Theoretically this is true, but in reality not so much. Aside from the load times (with which some games pushing 2+ minute load times from spinner HDs these days making that worth it alone in my opinion) many games just aren't that smart about loading/preloading assets intelligently. I have 8GB of RAM and an i5 running at 4.5Ghz, but I still noticed tons of pauses/stuttering/lack of responsiveness to the controls all the time when a game had to hit the HD for some sound file or effect it hadn't preloaded properly. I've noticed this is especially true in shooters and "indie hipster studio games" which seem to be all the rage these days. Games also vary widely in how and when they use OS resources and libraries, and again you can see a huge benefit when the game makes some system call that isn't already in RAM.

And aside from that there are a lot of lovely C developers out there that make games that don't even know how much RAM your system has, much less utilize it properly, resulting in lots of games that keep freeing memory all over the place at the application level even when you've 6GB still free, and then it needs to go back to disk 30 seconds later.

If this is the sort of that annoys you it's very worth the money, it helps in many more situations than just load times.

PUNCHITCHEWIE fucked around with this message at 13:53 on May 5, 2012

PUNCHITCHEWIE
Apr 4, 2009
IF I'M TALKING ABOUT FOOTBALL, IGNORE ME. I'M A FUCKING IDIOT.
I've never heard about all this hate for OCZ before (which I find kind of odd), but the only brand of RAM I've ever had that poo poo the bed was OCZ back in 2006 I think. Whenever something fails I never go back to that brand, ever. Don't even get me started on Razer.

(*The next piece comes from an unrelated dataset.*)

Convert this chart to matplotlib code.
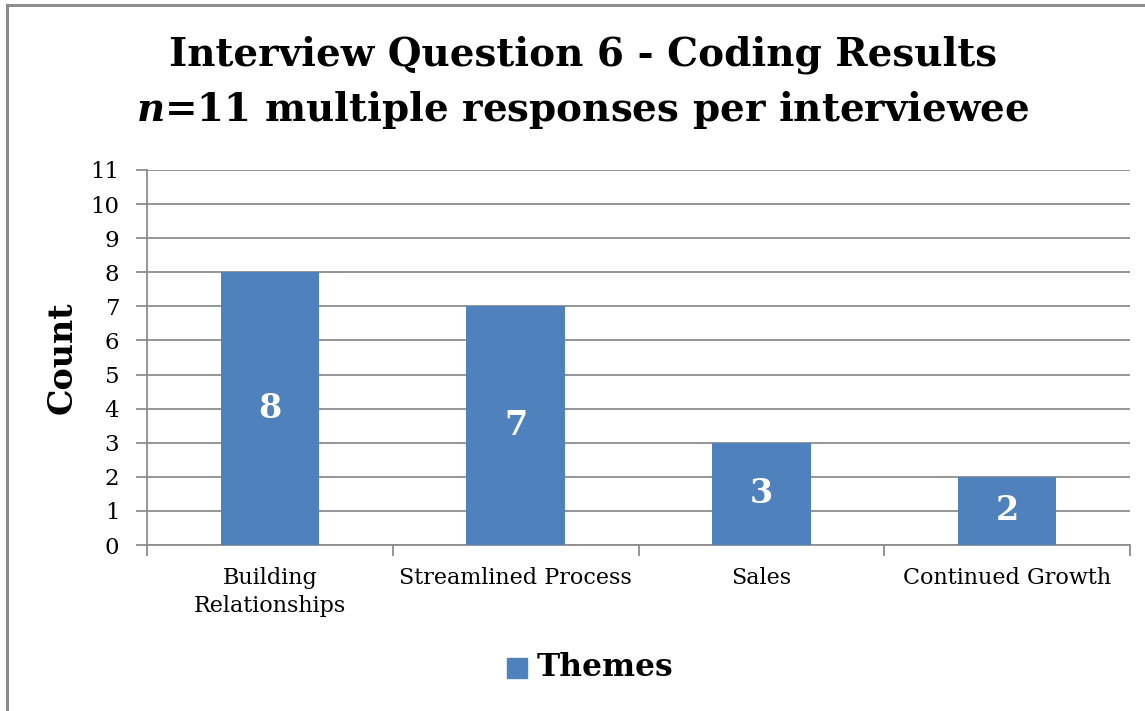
import matplotlib.pyplot as plt
from matplotlib.patches import Rectangle
from matplotlib.lines import Line2D

categories = ['Building\nRelationships', 'Streamlined Process', 'Sales', 'Continued Growth']
counts = [8, 7, 3, 2]
series_name = 'Themes'
bar_color = '#4F81BD'
grid_color = '#8C8C8C'

plt.rcParams['font.family'] = ['DejaVu Serif']
plt.rcParams['mathtext.fontset'] = 'dejavuserif'

W, H = 1145, 711
fig = plt.figure(figsize=(W / 100, H / 100), dpi=100)

# outer chart frame (runs off the right and bottom edges)
fig.add_artist(Line2D([7 / W, 7 / W], [0, 1 - 5 / H], color='#8C8C8C', lw=2.2,
                      transform=fig.transFigure))
fig.add_artist(Line2D([7 / W, 1], [1 - 5 / H, 1 - 5 / H], color='#8C8C8C', lw=2.2,
                      transform=fig.transFigure))

ax = fig.add_axes([147 / W, (H - 545) / H, 983 / W, 375 / H])
x = range(len(categories))
bars = ax.bar(x, counts, width=0.4, color=bar_color, zorder=3)
for b, v in zip(bars, counts):
    ax.text(b.get_x() + b.get_width() / 2, v / 2, str(v), ha='center', va='center',
            color='white', fontsize=24, fontweight='bold', zorder=4)

ax.set_xlim(-0.5, len(categories) - 0.5)
ax.set_ylim(0, 11)
ax.set_yticks(range(0, 12))
ax.yaxis.grid(True, color=grid_color, lw=1.3, zorder=0)
ax.set_xticks(x)
ax.set_xticklabels(categories, fontsize=16, linespacing=1.35)
ax.tick_params(axis='x', length=0, pad=16)
ax.tick_params(axis='y', labelsize=16.5, length=8, width=1.3, color=grid_color, pad=12)
# category separator ticks below the axis
ax.set_xticks([i - 0.5 for i in range(len(categories) + 1)], minor=True)
ax.tick_params(axis='x', which='minor', length=8, width=1.3, color=grid_color)

for side in ['top', 'right']:
    ax.spines[side].set_visible(False)
for side in ['left', 'bottom']:
    ax.spines[side].set_color(grid_color)
    ax.spines[side].set_linewidth(1.3)

ax.set_ylabel('Count', fontsize=24, fontweight='bold', labelpad=8.5)

fig.text(583 / W, 1 - 55 / H, 'Interview Question 6 - Coding Results',
         ha='center', va='center', fontsize=28, fontweight='bold')
fig.text(583 / W, 1 - 110 / H, r'$\mathbfit{n}$=11 multiple responses per interviewee',
         ha='center', va='center', fontsize=28, fontweight='bold')

# legend
fig.add_artist(Rectangle((507 / W, 1 - 678 / H), 20 / W, 20 / H, color=bar_color,
                         transform=fig.transFigure))
fig.text(537 / W, 1 - 668 / H, series_name, ha='left', va='center',
         fontsize=22.5, fontweight='bold')

fig.savefig('out.png', dpi=100)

Apparently I've been extraordinarily lucky with hard drives, over 20 years of building my own machines (still remember installing my first 80MB HD) and something like 75 spinner HDs and another five SSDs across maybe 30 desktops, home servers, laptops, NAS devices, HTPCs and I've never experienced any sort of drive failure. Now it's 2012 and everything is in the cloud anyway so it doesn't matter anymore.